Supuse que aqui va bien la pregunta asi que ahi va la cuestion.

Alguien sabe cual es la diferencia entre un motor a pasos bipolar y un uni-polar  Aguas que ya se cual es la diferencia respecto a los cables y las bobinas y la manera de manipularlos, yo me refiero mas bien a porque algunos fabricantes por ejemplo de impresoras usan motores bipolares y otros usan unipolares, yo solo he notado algo y no se si sea ese el detalle, lo que he notado es que los motores unipolares en generela son mas potentes no se si sea esa la diferencia del porque usar uno u otro. Alguien sabe???


----------



## R-Mario (Sep 11, 2010)

Que paso, no hay nadien que me pueda dar una ayuda


----------



## jorger (Sep 11, 2010)

Benito2312 dijo:


> .. lo que he notado es que los motores unipolares en generela son mas potentes...


 
Al revés.
Los motores bipolares son los que más fuerza tienen, pero exixste el inconveniente de que son más difíciles de controlar.

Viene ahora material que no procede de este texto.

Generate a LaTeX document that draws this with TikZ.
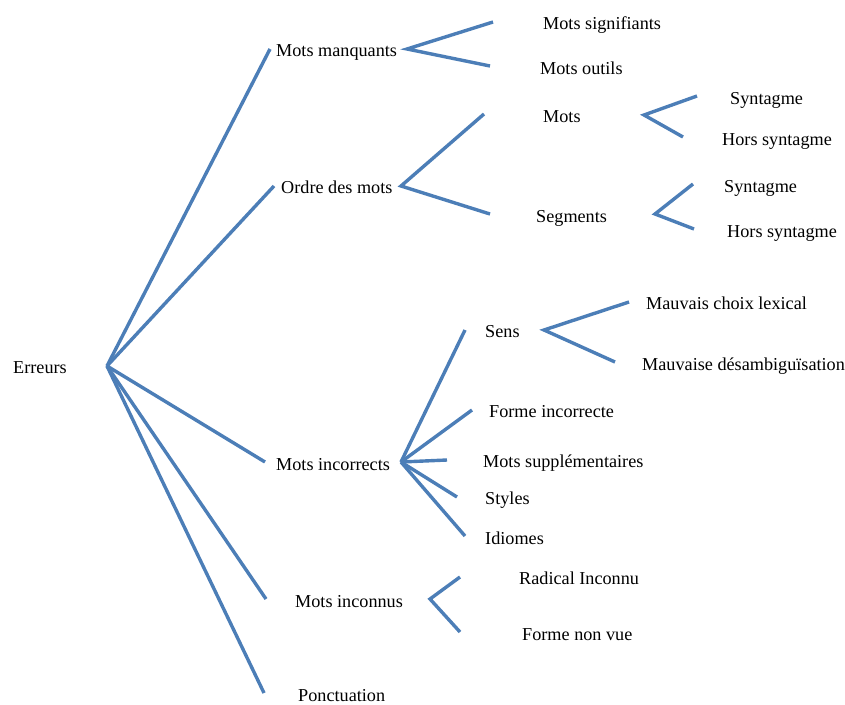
\documentclass[tikz,border=0pt]{standalone}
\usepackage{fontspec}
\setmainfont{Liberation Serif}
\definecolor{branch}{RGB}{76,126,183}
\begin{document}
\begin{tikzpicture}[x=1pt,y=-1pt,
  lbl/.style={anchor=base west,inner sep=0pt,font=\fontsize{18.2}{20}\selectfont},
  edge/.style={draw=branch,line width=3.4pt,line join=miter}]
\useasboundingbox (0,0) rectangle (845,704);
% labels
\node[lbl] (erreurs) at (13,373) {Erreurs};
\node[lbl] (mm) at (276,56.5) {Mots manquants};
\node[lbl] (odm) at (281,193.5) {Ordre des mots};
\node[lbl] (mi) at (276,470.5) {Mots incorrects};
\node[lbl] (minc) at (295,607.5) {Mots inconnus};
\node[lbl] (ponc) at (298,701.5) {Ponctuation};
\node[lbl] (msig) at (543,29.5) {Mots signifiants};
\node[lbl] (mout) at (540,74.5) {Mots outils};
\node[lbl] (mots) at (543,122.5) {Mots};
\node[lbl] (seg) at (536,222.5) {Segments};
\node[lbl] (syn1) at (730,104.5) {Syntagme};
\node[lbl] (hs1) at (722,145.5) {Hors syntagme};
\node[lbl] (syn2) at (724,192.5) {Syntagme};
\node[lbl] (hs2) at (727,237.5) {Hors syntagme};
\node[lbl] (sens) at (485,337.5) {Sens};
\node[lbl] (finc) at (489,417.5) {Forme incorrecte};
\node[lbl] (msup) at (483,467.5) {Mots supplémentaires};
\node[lbl] (sty) at (485,504.5) {Styles};
\node[lbl] (idi) at (485,544.5) {Idiomes};
\node[lbl] (mcl) at (646,309.5) {Mauvais choix lexical};
\node[lbl] (mdes) at (642,370.5) {Mauvaise désambiguïsation};
\node[lbl] (rad) at (519,584.5) {Radical Inconnu};
\node[lbl] (fnv) at (522,640.5) {Forme non vue};
% line end points
\coordinate (root) at (107,366);
\coordinate (e1) at (270,49);
\coordinate (e2) at (274,186);
\coordinate (e3) at (265,462);
\coordinate (e4) at (266,599);
\coordinate (e5) at (264,693);
\coordinate (vmm) at (407,49);
\coordinate (mma) at (493,22);
\coordinate (mmb) at (490,66);
\coordinate (vod) at (401,186);
\coordinate (oda) at (484,114);
\coordinate (odb) at (490,214);
\coordinate (vmo) at (644,115);
\coordinate (moa) at (697,96);
\coordinate (mob) at (683,137);
\coordinate (vse) at (655,214);
\coordinate (sea) at (693,184);
\coordinate (seb) at (694,229);
\coordinate (vmi) at (401,462);
\coordinate (mia) at (465,330);
\coordinate (mib) at (472,410);
\coordinate (mic) at (447,460);
\coordinate (mid) at (457,497);
\coordinate (mie) at (465,536);
\coordinate (vsn) at (544,330);
\coordinate (sna) at (629,302);
\coordinate (snb) at (615,362);
\coordinate (vin) at (430,599);
\coordinate (ina) at (460,577);
\coordinate (inb) at (460,632);
% connectors
\draw[edge] (root) -- (e1);
\draw[edge] (root) -- (e2);
\draw[edge] (root) -- (e3);
\draw[edge] (root) -- (e4);
\draw[edge] (root) -- (e5);
\draw[edge] (mma) -- (vmm) -- (mmb);
\draw[edge] (oda) -- (vod) -- (odb);
\draw[edge] (moa) -- (vmo) -- (mob);
\draw[edge] (sea) -- (vse) -- (seb);
\draw[edge] (vmi) -- (mia);
\draw[edge] (vmi) -- (mib);
\draw[edge] (vmi) -- (mic);
\draw[edge] (vmi) -- (mid);
\draw[edge] (vmi) -- (mie);
\draw[edge] (sna) -- (vsn) -- (snb);
\draw[edge] (ina) -- (vin) -- (inb);
\end{tikzpicture}
\end{document}
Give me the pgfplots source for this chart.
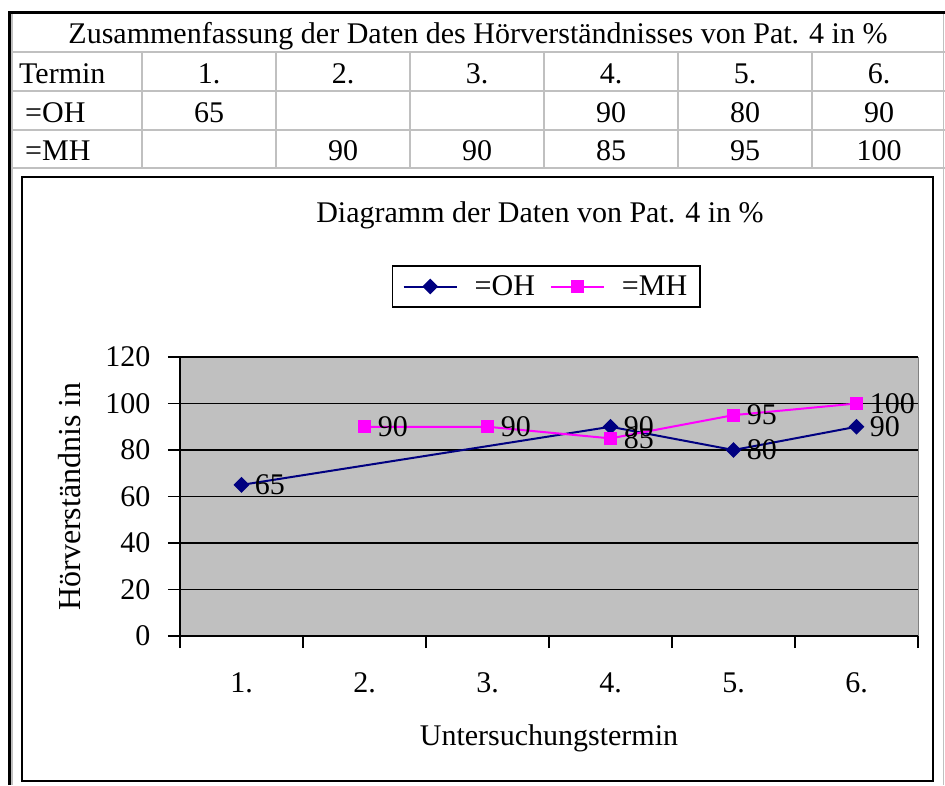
\documentclass[border=0pt]{standalone}
\usepackage{fontspec}
\setmainfont{Liberation Serif}
\usepackage{pgfplots}
\pgfplotsset{compat=1.18}
\definecolor{xlgray}{HTML}{C0C0C0}
\definecolor{ohblue}{HTML}{000080}
\definecolor{mhpink}{HTML}{FF00FF}
\newcommand{\bigtxt}{\fontsize{30}{34}\selectfont}

\begin{document}
\begin{tikzpicture}[font=\bigtxt]
\path[use as bounding box] (0,0) rectangle (945pt,-785pt);
\fill[white] (0,0) rectangle (945pt,-785pt);
\begin{scope}[x=1pt,y=-1pt]
  % table grid
  \draw[xlgray, line width=1.6pt]
    (12,52) -- (945,52) (12,91) -- (945,91) (12,130) -- (945,130) (12,168) -- (945,168)
    (12,12) -- (12,785) (943.5,12) -- (943.5,785);
  \foreach \x in {142,276,410,544,678,812}
    \draw[xlgray, line width=1.6pt] (\x,52) -- (\x,168);
  \draw[black, line width=3pt] (9.5,785) -- (9.5,12.5) -- (945,12.5);
  \draw[black, line width=2.5pt] (22,177) rectangle (933,781);
  % table text
  \node[anchor=base] at (478,43) {Zusammenfassung der Daten des Hörverständnisses von Pat. 4 in \%};
  \node[anchor=base west, inner sep=0pt] at (19,83) {Termin};
  \node[anchor=base west, inner sep=0pt] at (25,122) {=OH};
  \node[anchor=base west, inner sep=0pt] at (25,160) {=MH};
  \foreach \x/\t in {209/1., 343/2., 477/3., 611/4., 745/5., 879/6.}
    \node[anchor=base] at (\x,83) {\t};
  \foreach \x/\t in {209/65, 611/90, 745/80, 879/90}
    \node[anchor=base] at (\x,122) {\t};
  \foreach \x/\t in {343/90, 477/90, 611/85, 745/95, 879/100}
    \node[anchor=base] at (\x,160) {\t};
  % chart title
  \node[anchor=base] at (540,222) {Diagramm der Daten von Pat. 4 in \%};
\end{scope}

\begin{axis}[
    at={(180pt,-636pt)}, anchor=south west,
    scale only axis, width=738pt, height=279pt,
    xmin=0.5, xmax=6.5, ymin=0, ymax=120,
    axis x line*=bottom, axis y line*=left,
    axis line style={black, line width=1.5pt},
    axis background/.style={fill=xlgray, draw=gray, line width=1pt},
    ytick={0,20,...,120},
    ymajorgrids, grid style={black, line width=1.5pt},
    tick align=outside, major tick length=12pt,
    tick style={black, line width=1.5pt},
    yticklabel style={xshift=-14pt},
    xtick={0.5,1.5,...,6.5}, xticklabels={},
    extra x ticks={1,2,3,4,5,6},
    extra x tick labels={1.,2.,3.,4.,5.,6.},
    extra x tick style={major tick length=0pt, xticklabel style={yshift=-33pt}},
    /pgf/number format/assume math mode=true,
    tick label style={font=\bigtxt},
    label style={font=\bigtxt},
    xlabel={Untersuchungstermin},
    xlabel style={at={(axis description cs:0.5,-0.366)}, anchor=center},
    ylabel={Hörverständnis in},
    ylabel style={at={(axis description cs:-0.149,0.5)}, anchor=center,
        font=\fontsize{32}{36}\selectfont},
    legend style={at={(axis description cs:0.4966,1.2527)}, anchor=center,
        draw=black, line width=1.5pt, fill=white, font=\bigtxt,
        inner xsep=10pt, inner ysep=7pt, nodes={inner sep=3pt},
        /tikz/every odd column/.append style={column sep=14pt},
        /tikz/every even column/.append style={column sep=12pt}},
    legend columns=2,
    legend image code/.code={\draw[mark repeat=2, mark phase=2, #1]
        plot coordinates {(0pt,0pt) (26.5pt,0pt) (53pt,0pt)};},
    every node near coord/.append style={anchor=west, text=black, xshift=9pt, font=\bigtxt},
]
\addplot[ohblue, line width=2pt, mark=diamond*, mark size=6.5pt,
    mark options={xscale=1.33, solid}, nodes near coords]
    coordinates {(1,65) (4,90) (5,80) (6,90)};
\addlegendentry{=OH}
\addplot[mhpink, line width=2pt, mark=square*, mark size=5.5pt,
    mark options={solid}, nodes near coords]
    coordinates {(2,90) (3,90) (4,85) (5,95) (6,100)};
\addlegendentry{=MH}
\end{axis}
\end{tikzpicture}
\end{document}
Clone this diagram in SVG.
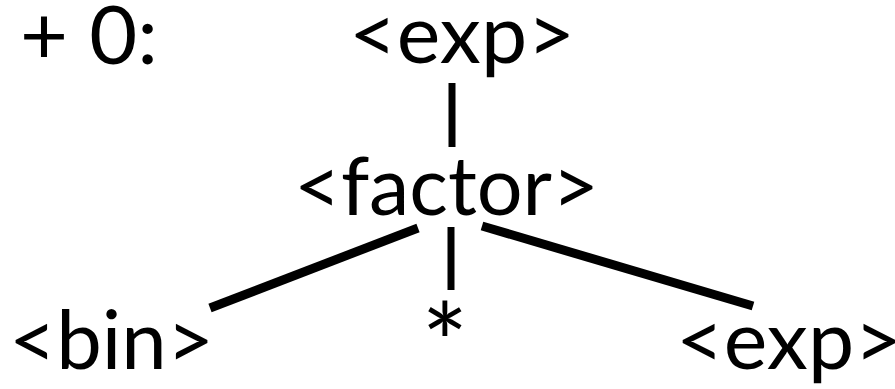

Algunas impresoras usarán un tipo u otro dependiendo del torque que se necesite para una función determinada o también, si quieren complicarse la vida o no (esto último no sé hasta qué punto).

Saludos.


----------



## R-Mario (Sep 11, 2010)

Cierto perdon jajajaja los bipolares son mas fuertes si en efecto eso es lo que he notado, porque tengo dos que son exactamente del mismo tamaño y de la misma marca funcionan con el mismo voltaje y de la misma resistencia interna, solo que uno es bipolar y uno unipolar, y las pruebas que he hecho me han arrojado como resultado que los bipolares son mas fuertes en cuanto al torque, pero entonces la pregunta del millon porque diablos usar uno u otro digo yo usaria el unipolar por facilidad, aunque si es mas fuerte el otro entonces yo queria concluir si "En efecto un motor Bipolar es mas fuerte en cuanto a su torque que un Unipolar pero este ultimo es mucho mas facil de controlar que un bipolar", Es que tenia la duda porque tengo un monton de estos motores y siempre he notado eso de que algunos usan unos u otros pero nunca habia pensado porque


----------